Thread: Output issues

Hey guys, I wanted to create a program that will read an integer and display the sum of the digits of the integer, if the sum of the digits of the integer is more than 9 then the sum of the digits of that number will be calculated as well. This is done until the answer becomes an integer that is between 1 to 9. Don't mind the mechanism if it is confusing to understand, the problem is with the last if statement, I cannot seem to get the right output.

Code:

#include <stdio.h>
int main()
{
    int number;
    int remainder, remainder2, remainder3, sum=0, sum2=0, sum3=0;
    
    scanf("%d", &number);
    
    while (number!=0)
        {
        remainder=number%10;
        sum=sum+remainder;
            number=number/10;
        }
    
    if(sum>9)
    {
        remainder2=sum%10;
            sum2=sum2+remainder2;
                sum=sum/10;
                    sum2=remainder2+sum;
    }
    if(sum2>9){
        remainder3=sum2%10;
            sum3=sum3+remainder3;    
                sum2=sum2/10;
                    sum3=remainder3+sum2;
    }

    if(sum<=9)
    printf("%d \n", sum);
    if else(sum2>9)
    printf("%d \n", sum2);
    else
    printf("%d \n", sum3);
        
}

Specifically the wrong part of the code is

Code:

 if else(sum2>9)

Printing out all the different sums works as I want it to, the If statement logic does not work at all in the part mentioned above.

I really appreciate your help guys, this problem has been a pain in the ass for the past 3 days.

Hey there, thanks for your reply!

I tried switching it to if else and when I enter 399 into the output the result should be a 3, but it still displays a 2. Any ideas?

Can you try to show me your fixed version of the code, if you don't mind?

I got my code to work without your help, who's laughing now mr. Code factory?!

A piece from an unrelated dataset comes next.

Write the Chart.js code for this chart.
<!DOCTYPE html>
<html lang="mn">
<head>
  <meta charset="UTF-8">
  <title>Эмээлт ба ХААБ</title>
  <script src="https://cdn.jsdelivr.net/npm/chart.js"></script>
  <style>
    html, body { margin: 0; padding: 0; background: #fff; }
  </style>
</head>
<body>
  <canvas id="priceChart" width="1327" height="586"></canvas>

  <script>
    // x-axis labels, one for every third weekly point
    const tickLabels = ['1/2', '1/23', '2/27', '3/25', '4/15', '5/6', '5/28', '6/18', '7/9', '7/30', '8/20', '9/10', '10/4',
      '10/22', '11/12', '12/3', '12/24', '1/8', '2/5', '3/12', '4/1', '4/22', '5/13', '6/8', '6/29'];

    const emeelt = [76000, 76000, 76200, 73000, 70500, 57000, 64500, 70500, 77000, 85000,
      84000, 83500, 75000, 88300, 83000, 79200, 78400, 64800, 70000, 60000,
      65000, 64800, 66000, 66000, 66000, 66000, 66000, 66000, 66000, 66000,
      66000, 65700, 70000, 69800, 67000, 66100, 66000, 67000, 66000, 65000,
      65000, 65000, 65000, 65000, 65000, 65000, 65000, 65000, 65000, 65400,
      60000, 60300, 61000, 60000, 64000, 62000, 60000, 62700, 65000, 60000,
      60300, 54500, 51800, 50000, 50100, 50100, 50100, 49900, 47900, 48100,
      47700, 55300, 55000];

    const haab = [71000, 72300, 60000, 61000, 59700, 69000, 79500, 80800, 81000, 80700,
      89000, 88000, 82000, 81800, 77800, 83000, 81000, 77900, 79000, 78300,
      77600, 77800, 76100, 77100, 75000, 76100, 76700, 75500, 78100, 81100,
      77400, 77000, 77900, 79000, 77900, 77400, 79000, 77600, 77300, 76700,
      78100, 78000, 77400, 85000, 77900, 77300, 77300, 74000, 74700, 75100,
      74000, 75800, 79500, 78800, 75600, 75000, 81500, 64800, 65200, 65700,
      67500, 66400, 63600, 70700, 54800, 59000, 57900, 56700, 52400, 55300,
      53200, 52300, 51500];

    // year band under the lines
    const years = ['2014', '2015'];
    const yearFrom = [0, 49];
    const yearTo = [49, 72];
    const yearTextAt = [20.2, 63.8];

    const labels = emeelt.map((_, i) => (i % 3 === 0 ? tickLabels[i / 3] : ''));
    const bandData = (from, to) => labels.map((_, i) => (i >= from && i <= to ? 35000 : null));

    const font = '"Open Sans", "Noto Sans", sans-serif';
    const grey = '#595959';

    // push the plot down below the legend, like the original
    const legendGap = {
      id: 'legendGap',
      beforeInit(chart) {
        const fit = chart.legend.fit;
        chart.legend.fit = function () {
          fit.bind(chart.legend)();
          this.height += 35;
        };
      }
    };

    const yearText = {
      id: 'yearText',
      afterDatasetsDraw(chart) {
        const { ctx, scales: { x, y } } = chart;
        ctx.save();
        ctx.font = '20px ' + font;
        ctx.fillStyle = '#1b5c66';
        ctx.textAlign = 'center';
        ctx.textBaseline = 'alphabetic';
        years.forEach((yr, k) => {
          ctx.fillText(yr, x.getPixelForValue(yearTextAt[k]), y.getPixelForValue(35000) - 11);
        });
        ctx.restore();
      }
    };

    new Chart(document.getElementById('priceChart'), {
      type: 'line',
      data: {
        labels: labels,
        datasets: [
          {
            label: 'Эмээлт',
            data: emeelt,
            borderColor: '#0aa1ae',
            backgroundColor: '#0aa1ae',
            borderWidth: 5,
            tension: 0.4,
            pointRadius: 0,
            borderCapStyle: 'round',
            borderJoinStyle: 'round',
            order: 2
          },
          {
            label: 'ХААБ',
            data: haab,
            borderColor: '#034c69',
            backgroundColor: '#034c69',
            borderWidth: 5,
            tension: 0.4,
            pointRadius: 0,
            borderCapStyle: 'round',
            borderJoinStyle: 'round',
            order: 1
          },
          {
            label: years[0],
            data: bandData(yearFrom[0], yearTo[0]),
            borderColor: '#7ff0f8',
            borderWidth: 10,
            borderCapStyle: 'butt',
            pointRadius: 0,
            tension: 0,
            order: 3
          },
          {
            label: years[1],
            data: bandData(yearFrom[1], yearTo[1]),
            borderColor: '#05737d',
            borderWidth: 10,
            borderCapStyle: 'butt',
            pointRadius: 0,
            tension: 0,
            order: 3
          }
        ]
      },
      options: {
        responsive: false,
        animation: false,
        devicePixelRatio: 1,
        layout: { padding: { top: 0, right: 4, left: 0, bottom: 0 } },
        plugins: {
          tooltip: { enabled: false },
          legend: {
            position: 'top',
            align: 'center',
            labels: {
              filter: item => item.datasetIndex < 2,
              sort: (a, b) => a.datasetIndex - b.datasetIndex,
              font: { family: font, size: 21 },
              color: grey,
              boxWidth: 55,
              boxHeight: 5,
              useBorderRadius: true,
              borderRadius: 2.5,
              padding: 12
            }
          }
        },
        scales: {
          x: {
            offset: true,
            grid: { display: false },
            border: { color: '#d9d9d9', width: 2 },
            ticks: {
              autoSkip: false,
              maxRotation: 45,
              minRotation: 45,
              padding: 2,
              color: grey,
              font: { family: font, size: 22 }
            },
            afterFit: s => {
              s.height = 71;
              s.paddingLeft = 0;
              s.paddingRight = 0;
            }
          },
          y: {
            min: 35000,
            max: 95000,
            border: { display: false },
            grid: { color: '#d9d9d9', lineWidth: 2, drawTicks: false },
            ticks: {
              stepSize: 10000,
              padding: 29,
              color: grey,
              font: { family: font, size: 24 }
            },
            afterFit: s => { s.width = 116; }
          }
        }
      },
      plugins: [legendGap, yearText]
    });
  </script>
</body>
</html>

Originally Posted by Ashley95

Hey guys, I wanted to create a program that will read an integer and display the sum of the digits of the integer, if the sum of the digits of the integer is more than 9 then the sum of the digits of that number will be calculated as well. This is done until the answer becomes an integer that is between 1 to 9. Don't mind the mechanism if it is confusing to understand, the problem is with the last if statement, I cannot seem to get the right output.

Code:

#include <stdio.h>
int main()
{
    int number;
    int remainder, remainder2, remainder3, sum=0, sum2=0, sum3=0;
    
    scanf("%d", &number);
    
    while (number!=0)
        {
        remainder=number%10;
        sum=sum+remainder;
            number=number/10;
        }
    
    if(sum>9)
    {
        remainder2=sum%10;
            sum2=sum2+remainder2;
                sum=sum/10;
                    sum2=remainder2+sum;
    }
    if(sum2>9){
        remainder3=sum2%10;
            sum3=sum3+remainder3;    
                sum2=sum2/10;
                    sum3=remainder3+sum2;
    }

    if(sum<=9)
    printf("%d \n", sum);
    if else(sum2>9)
    printf("%d \n", sum2);
    else
    printf("%d \n", sum3);
        
}

Specifically the wrong part of the code is

Code:

 if else(sum2>9)

Printing out all the different sums works as I want it to, the If statement logic does not work at all in the part mentioned above.

I really appreciate your help guys, this problem has been a pain in the ass for the past 3 days.

this type of problems are better to solve using dynamic programming technique, it'll also optimize your code in terms of time, try it if you can.